According to the Centers for Disease Control and Prevention (CDC), if you have any coronavirus-specific symptoms along with pain or pressure in the chest, difficulty breathing, confusion, or bluish lips, you should go to your local emergency care center ASAP. But if it's a just a sore throat, and you've been practicing social distancing, wearing your mask, and don't have any contacts who've tested positive, you might want to chug some water and channel your inner zen at home.

A Sore Throat Is Rarely A Big Deal

According to Dr. Posina, allergies are a common and non-serious cause of a sore or irritated throat, especially if you're spending a lot of time outside or with the windows open. (Since outdoors is pretty much the only safe place to be with people you don't live with right now, that's probably a yes.) Alternatively, if you're spending a lot of time inside your house — again, highly likely — your throat might be dry from your air conditioning or fans. Dr. Posina also points to acid reflux, eating spicy food, or drinking alcohol as possible irritants that don't need a doctor's attention. And if you're not getting enough water or sleep, your throat might also feel raw or uncomfortable, a temporary annoyance that can be soothed by refilling your Hydro Flask.

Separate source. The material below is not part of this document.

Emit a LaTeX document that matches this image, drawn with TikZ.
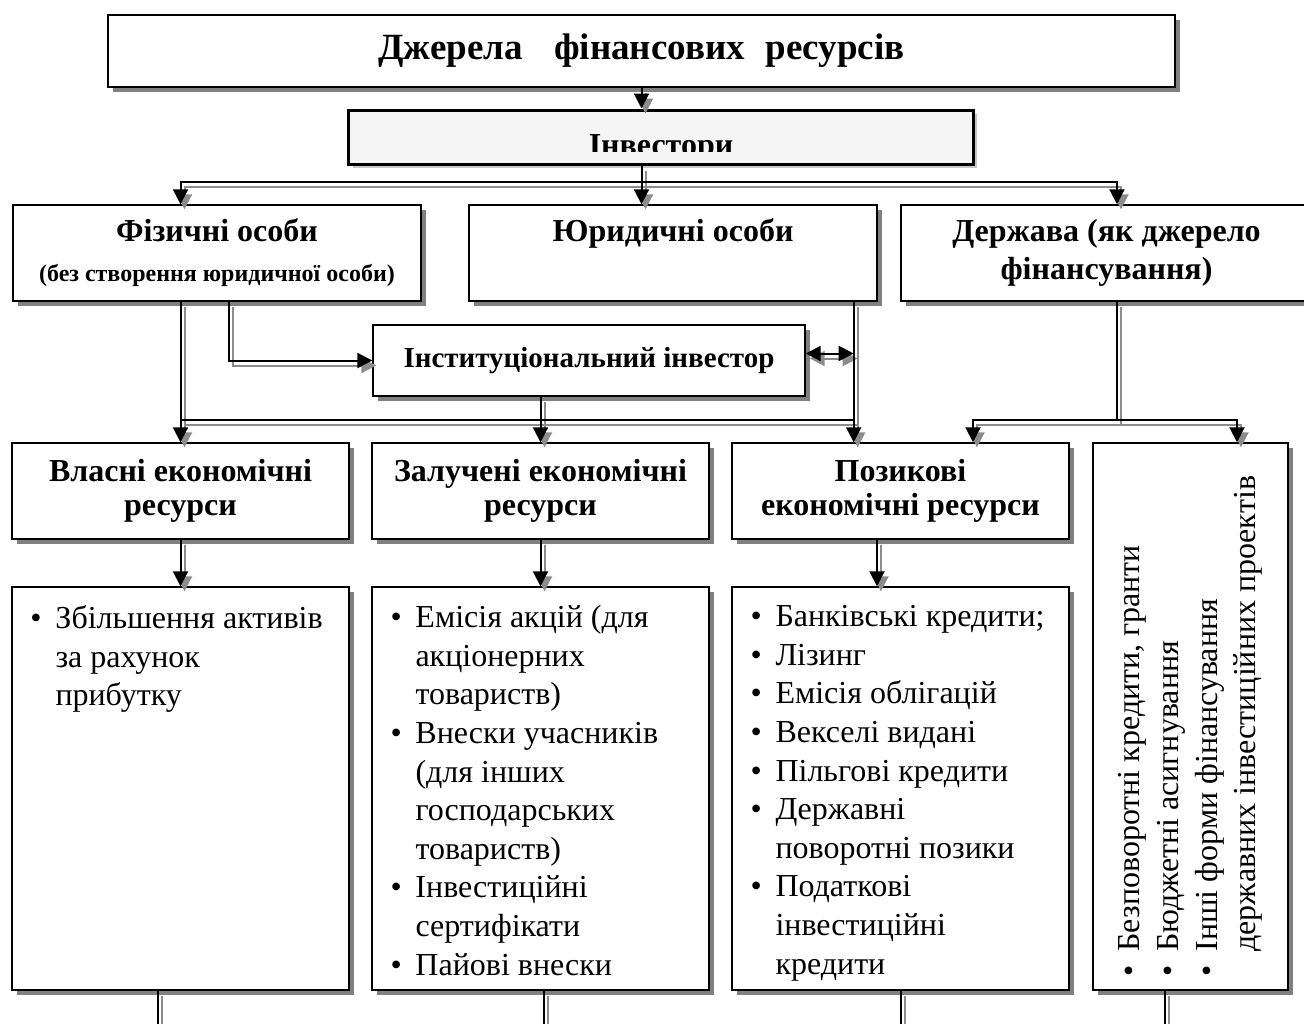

That said, take your health seriously. "Although sore throat is a non-specific symptom for multiple conditions, it could be the only presenting symptom with some of them," she says, meaning it might be the only symptom you notice. So try to find a balance between being cautious and monitoring your symptoms, without giving into panic. "Since the world is in the midst of a COVID-19 pandemic, it’s better to assess for other symptoms and isolate, wear face masks, and discuss symptoms with [your] health care provider," she says.

When To See A Doctor For A Sore Throat

While many things that cause a sore throat are not life-threatening, some are a cause for medical intervention. Dr. Posina suggests setting up an appointment to see your doctor if you experience any of the following:

  • Hoarseness for more than two weeks.
  • Difficulty breathing, opening the mouth, or swallowing.
  • A fever of 101°F or more.
  • Blood in your mucus or saliva.
  • A lump in the neck, or swelling in the face or neck.
  • An earache.
  • Red and swollen tonsils, sometimes with white patches or streaks of pus.
  • Tiny red spots on the area at the back of the roof of the mouth (soft or hard palate).

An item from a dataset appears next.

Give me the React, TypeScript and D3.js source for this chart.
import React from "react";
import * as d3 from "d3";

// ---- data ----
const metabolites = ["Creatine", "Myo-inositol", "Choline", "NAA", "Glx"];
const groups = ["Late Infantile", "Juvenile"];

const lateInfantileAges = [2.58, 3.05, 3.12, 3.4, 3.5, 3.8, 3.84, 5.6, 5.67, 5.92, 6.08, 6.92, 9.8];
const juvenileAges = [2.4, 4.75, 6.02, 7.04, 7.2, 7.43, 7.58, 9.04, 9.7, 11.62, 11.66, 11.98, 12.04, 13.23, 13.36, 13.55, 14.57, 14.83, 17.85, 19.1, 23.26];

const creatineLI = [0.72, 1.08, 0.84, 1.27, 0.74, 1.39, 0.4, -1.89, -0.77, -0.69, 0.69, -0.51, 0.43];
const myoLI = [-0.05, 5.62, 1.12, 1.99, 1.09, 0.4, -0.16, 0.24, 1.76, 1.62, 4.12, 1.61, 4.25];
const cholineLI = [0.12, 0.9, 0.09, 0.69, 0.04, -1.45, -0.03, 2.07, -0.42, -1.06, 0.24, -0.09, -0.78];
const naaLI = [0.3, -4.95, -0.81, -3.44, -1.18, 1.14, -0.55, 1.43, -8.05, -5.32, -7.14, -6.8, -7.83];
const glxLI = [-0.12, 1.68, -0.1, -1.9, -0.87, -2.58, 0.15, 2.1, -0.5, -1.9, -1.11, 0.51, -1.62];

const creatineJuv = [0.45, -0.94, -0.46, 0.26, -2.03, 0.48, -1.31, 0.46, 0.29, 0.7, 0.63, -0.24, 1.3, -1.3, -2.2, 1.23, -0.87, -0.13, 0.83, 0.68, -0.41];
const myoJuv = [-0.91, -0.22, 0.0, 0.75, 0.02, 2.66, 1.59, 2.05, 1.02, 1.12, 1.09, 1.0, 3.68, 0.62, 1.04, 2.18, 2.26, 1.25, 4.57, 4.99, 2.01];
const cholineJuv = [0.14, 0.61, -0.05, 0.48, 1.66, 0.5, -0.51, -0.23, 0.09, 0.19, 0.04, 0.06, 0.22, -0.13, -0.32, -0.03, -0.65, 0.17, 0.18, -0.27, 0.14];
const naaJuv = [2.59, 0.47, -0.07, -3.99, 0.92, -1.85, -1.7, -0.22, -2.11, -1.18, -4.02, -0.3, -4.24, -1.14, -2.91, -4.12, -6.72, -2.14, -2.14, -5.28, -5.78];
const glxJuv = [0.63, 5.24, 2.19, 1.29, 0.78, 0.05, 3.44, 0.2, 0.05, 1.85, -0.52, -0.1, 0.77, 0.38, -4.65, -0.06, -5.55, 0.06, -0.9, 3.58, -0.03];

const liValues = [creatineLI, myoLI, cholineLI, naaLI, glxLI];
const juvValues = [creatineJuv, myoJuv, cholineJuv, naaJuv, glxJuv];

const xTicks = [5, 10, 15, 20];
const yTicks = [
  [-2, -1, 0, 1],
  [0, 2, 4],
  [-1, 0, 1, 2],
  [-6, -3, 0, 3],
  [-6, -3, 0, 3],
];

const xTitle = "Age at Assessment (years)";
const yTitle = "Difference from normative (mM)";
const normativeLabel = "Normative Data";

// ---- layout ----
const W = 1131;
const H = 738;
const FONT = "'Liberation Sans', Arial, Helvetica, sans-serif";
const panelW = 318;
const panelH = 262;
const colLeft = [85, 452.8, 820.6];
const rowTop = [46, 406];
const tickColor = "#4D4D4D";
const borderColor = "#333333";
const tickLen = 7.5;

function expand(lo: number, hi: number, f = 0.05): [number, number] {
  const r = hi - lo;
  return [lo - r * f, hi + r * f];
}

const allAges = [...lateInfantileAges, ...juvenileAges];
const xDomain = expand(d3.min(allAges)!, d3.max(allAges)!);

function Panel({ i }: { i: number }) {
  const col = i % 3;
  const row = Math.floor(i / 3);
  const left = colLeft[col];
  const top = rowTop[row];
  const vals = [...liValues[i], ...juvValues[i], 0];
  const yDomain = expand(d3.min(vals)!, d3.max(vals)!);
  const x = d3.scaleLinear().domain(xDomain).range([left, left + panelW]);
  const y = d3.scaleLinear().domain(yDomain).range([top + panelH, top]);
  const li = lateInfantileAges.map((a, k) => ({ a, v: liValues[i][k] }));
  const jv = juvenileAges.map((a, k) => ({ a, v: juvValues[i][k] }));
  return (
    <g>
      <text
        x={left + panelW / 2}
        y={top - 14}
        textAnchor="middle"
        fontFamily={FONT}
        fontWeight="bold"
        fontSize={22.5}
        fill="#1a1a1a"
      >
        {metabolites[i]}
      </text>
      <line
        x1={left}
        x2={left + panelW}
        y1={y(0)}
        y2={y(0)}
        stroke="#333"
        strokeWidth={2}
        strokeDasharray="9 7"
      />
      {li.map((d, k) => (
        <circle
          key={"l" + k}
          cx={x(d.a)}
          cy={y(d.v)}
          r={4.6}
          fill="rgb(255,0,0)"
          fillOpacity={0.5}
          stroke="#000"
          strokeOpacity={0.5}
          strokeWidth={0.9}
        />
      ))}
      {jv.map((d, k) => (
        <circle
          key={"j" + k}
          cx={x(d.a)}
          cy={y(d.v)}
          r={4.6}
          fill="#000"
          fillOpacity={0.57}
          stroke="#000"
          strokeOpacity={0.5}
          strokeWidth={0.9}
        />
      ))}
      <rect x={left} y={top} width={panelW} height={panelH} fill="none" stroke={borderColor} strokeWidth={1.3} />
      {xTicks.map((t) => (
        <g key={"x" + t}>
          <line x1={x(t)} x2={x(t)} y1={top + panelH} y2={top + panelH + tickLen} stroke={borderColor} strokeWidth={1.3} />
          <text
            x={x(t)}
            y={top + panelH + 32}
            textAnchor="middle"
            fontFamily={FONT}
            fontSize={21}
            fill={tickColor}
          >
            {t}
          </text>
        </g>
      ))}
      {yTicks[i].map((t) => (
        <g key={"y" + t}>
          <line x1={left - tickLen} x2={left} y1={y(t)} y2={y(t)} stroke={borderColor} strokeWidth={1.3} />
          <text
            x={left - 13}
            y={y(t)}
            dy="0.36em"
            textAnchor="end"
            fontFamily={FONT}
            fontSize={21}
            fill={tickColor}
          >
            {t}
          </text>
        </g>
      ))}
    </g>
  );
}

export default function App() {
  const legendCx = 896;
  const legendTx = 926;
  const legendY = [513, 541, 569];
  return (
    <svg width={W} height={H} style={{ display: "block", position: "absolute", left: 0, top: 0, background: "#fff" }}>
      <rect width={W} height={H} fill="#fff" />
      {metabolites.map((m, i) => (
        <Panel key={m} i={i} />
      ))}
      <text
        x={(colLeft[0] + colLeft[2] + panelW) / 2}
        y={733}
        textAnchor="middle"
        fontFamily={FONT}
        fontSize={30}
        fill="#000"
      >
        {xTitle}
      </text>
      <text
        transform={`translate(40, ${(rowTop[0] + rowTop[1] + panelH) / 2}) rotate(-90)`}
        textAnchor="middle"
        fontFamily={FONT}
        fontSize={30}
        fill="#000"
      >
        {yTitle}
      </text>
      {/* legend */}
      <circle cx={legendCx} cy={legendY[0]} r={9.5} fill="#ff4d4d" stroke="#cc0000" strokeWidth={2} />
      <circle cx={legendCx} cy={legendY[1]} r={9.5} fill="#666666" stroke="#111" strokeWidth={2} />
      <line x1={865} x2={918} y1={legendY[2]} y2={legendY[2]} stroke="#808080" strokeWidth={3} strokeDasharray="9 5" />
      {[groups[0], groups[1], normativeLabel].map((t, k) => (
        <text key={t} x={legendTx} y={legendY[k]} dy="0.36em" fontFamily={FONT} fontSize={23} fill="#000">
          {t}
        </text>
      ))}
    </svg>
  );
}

It could be strep throat or tonsillitis, which needs antibiotics to be treated. Or, it could be a viral infection that should be monitored.

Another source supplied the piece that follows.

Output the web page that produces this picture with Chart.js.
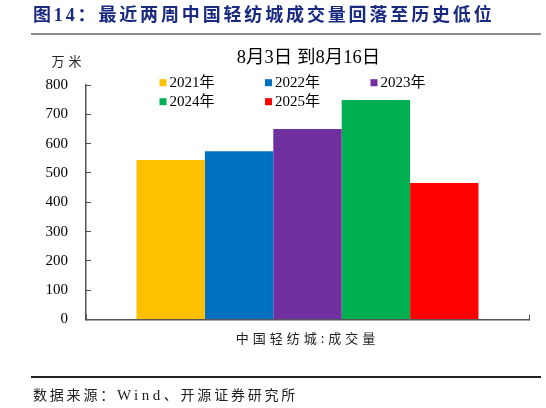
<!DOCTYPE html>
<html><head><meta charset="utf-8">
<script src="https://cdn.jsdelivr.net/npm/chart.js@4.4.1/dist/chart.umd.min.js"></script>
<style>
html,body{margin:0;padding:0;background:#fff;}
#wrap{position:relative;width:546px;height:408px;overflow:hidden;background:#fff;}
#c{position:absolute;left:0;top:0;width:546px;height:408px;}
#hd{position:absolute;left:33px;top:5px;font:bold 18px/20px "Liberation Serif","Noto Sans CJK SC",serif;letter-spacing:2.85px;color:#1a2a80;white-space:nowrap;}
#hr1{position:absolute;left:31px;top:33px;width:510px;height:2px;background:#8c8c8c;}
#hr2{position:absolute;left:31px;top:376px;width:510px;height:2px;background:#222;}
#ft{position:absolute;left:33px;top:386px;font:14px/18px "Liberation Serif","Noto Sans CJK SC",serif;letter-spacing:2.8px;color:#222;white-space:nowrap;}
#ft span{font-size:15px;letter-spacing:3.5px;}
</style></head>
<body><div id="wrap">
<canvas id="c" width="546" height="408"></canvas>
<div id="hd">图14：最近两周中国轻纺城成交量回落至历史低位</div>
<div id="hr1"></div><div id="hr2"></div>
<div id="ft">数据来源：<span>Wind</span>、开源证券研究所</div>
</div>
<script>
// ---- data ----
const categories = ['中国轻纺城:成交量'];
const seriesLabels = ['2021年', '2022年', '2023年', '2024年', '2025年'];
const values2021 = [544];
const values2022 = [574];
const values2023 = [650];
const values2024 = [749];
const values2025 = [466];
const yTicks = [0, 100, 200, 300, 400, 500, 600, 700, 800];
const chartSubtitle = '8月3日 到8月16日';
const unitLabel = '万米';
const seriesColors = ['#FFC000', '#0070C0', '#7030A0', '#00B050', '#FF0000'];

const seriesValues = [values2021, values2022, values2023, values2024, values2025];

function spacedText(ctx, text, x, y, spacing, align) {
  const has = ('letterSpacing' in ctx);
  if (has) ctx.letterSpacing = spacing + 'px';
  let w = ctx.measureText(text).width;
  if (has && spacing) w -= spacing;
  let sx = x;
  if (align === 'center') sx = x - w / 2;
  else if (align === 'right') sx = x - w;
  ctx.textAlign = 'left';
  ctx.fillText(text, sx, y);
  if (has) ctx.letterSpacing = '0px';
}

const decorPlugin = {
  id: 'decor',
  beforeDraw(chart) {
    if ('letterSpacing' in chart.ctx) chart.ctx.letterSpacing = '0px';
  },
  afterDatasetsDraw(chart) {
    // x category label drawn after datasets (ticks.z = 1) with letter spacing
    if ('letterSpacing' in chart.ctx) chart.ctx.letterSpacing = '4px';
  },
  afterDraw(chart) {
    const ctx = chart.ctx;
    if ('letterSpacing' in ctx) ctx.letterSpacing = '0px';
    ctx.save();
    ctx.textBaseline = 'middle';
    ctx.fillStyle = '#000';
    ctx.font = '18.5px "Liberation Serif","Noto Sans CJK SC"';
    spacedText(ctx, chartSubtitle, 308.5, 58.5, 0, 'center');
    ctx.fillStyle = '#222';
    ctx.font = '13px "Noto Sans CJK SC"';
    spacedText(ctx, unitLabel, 66.5, 61, 4, 'center');
    ctx.font = '15px "Liberation Serif","Noto Sans CJK SC"';
    chart.data.datasets.forEach((ds, i) => {
      const col = i % 3, row = Math.floor(i / 3);
      const x = 159.5 + col * 105.5;
      const y = 82.7 + row * 19;
      ctx.fillStyle = ds.backgroundColor;
      ctx.fillRect(x, y - 3.5, 7, 7);
      ctx.fillStyle = '#000';
      spacedText(ctx, ds.label, x + 10, y, 0, 'left');
    });
    ctx.restore();
  }
};

new Chart(document.getElementById('c'), {
  type: 'bar',
  data: {
    labels: categories,
    datasets: seriesLabels.map((lab, i) => ({
      label: lab,
      data: seriesValues[i],
      backgroundColor: seriesColors[i],
      borderWidth: 0,
      categoryPercentage: 0.772,
      barPercentage: 1
    }))
  },
  options: {
    responsive: false,
    animation: false,
    devicePixelRatio: 1,
    events: [],
    layout: { padding: { left: 0, right: 17, top: 85, bottom: 58.5 } },
    plugins: { legend: { display: false }, title: { display: false }, tooltip: { enabled: false } },
    scales: {
      x: {
        type: 'category',
        offset: true,
        grid: { offset: true, drawOnChartArea: false, drawTicks: true, tickLength: -5, color: '#555', lineWidth: 1 },
        border: { display: true, color: '#555', width: 1.5, z: 1 },
        ticks: { z: 1, padding: 16, color: '#222', font: { family: '"Noto Sans CJK SC"', size: 13 }, maxRotation: 0, autoSkip: false },
        afterFit(s) { s.height = 30; }
      },
      y: {
        min: 0, max: 800,
        afterBuildTicks(s) { s.ticks = yTicks.map(v => ({ value: v })); },
        ticks: { padding: 23, color: '#000', font: { family: '"Liberation Serif"', size: 15 } },
        grid: { drawOnChartArea: false, drawTicks: true, tickLength: -5, color: '#555', lineWidth: 1 },
        border: { display: true, color: '#555', width: 1.5, z: 1 },
        afterFit(s) { s.width = 86; }
      }
    }
  },
  plugins: [decorPlugin]
});
</script>
</body></html>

How To Treat A Mild Sore Throat At Home

If you don't have any signs of infection, you can treat your sore throat at home. According to Dr. Posina, you can target your throat with the following supplements to support hydration and decrease inflammation.

  • Gargle with salt water.
  • Drink warm herbal tea, like chamomile.
  • Suck on ice cubes or lozenges.
  • Use over-the-counter numbing sprays.

What To Do If You Think Your Sore Throat Is A Sign Of Coronavirus

Though most isolated sore throats are likely not related to coronavirus, we are in the middle of a pandemic. If you're experiencing multiple symptoms, or might have been exposed, take your sore throat seriously. "Symptoms due to COVID-19 can be mild to very severe depending on the individual," Dr. Posina says, explaining that some people are much more obviously sick than others, while some are totally asymptomatic. Per the CDC, so long as you are not having emergency symptoms, the best plan of action is to isolate yourself at home, and stay in touch with your doctor. Call or set up a virtual visit to ensure that your doctor is aware of your symptoms and can monitor you from afar, if you do not need immediate medical attention. Check your temperature regularly, stay hydrated, and get some rest. Chances are, that sore throat is more annoying than it is scary.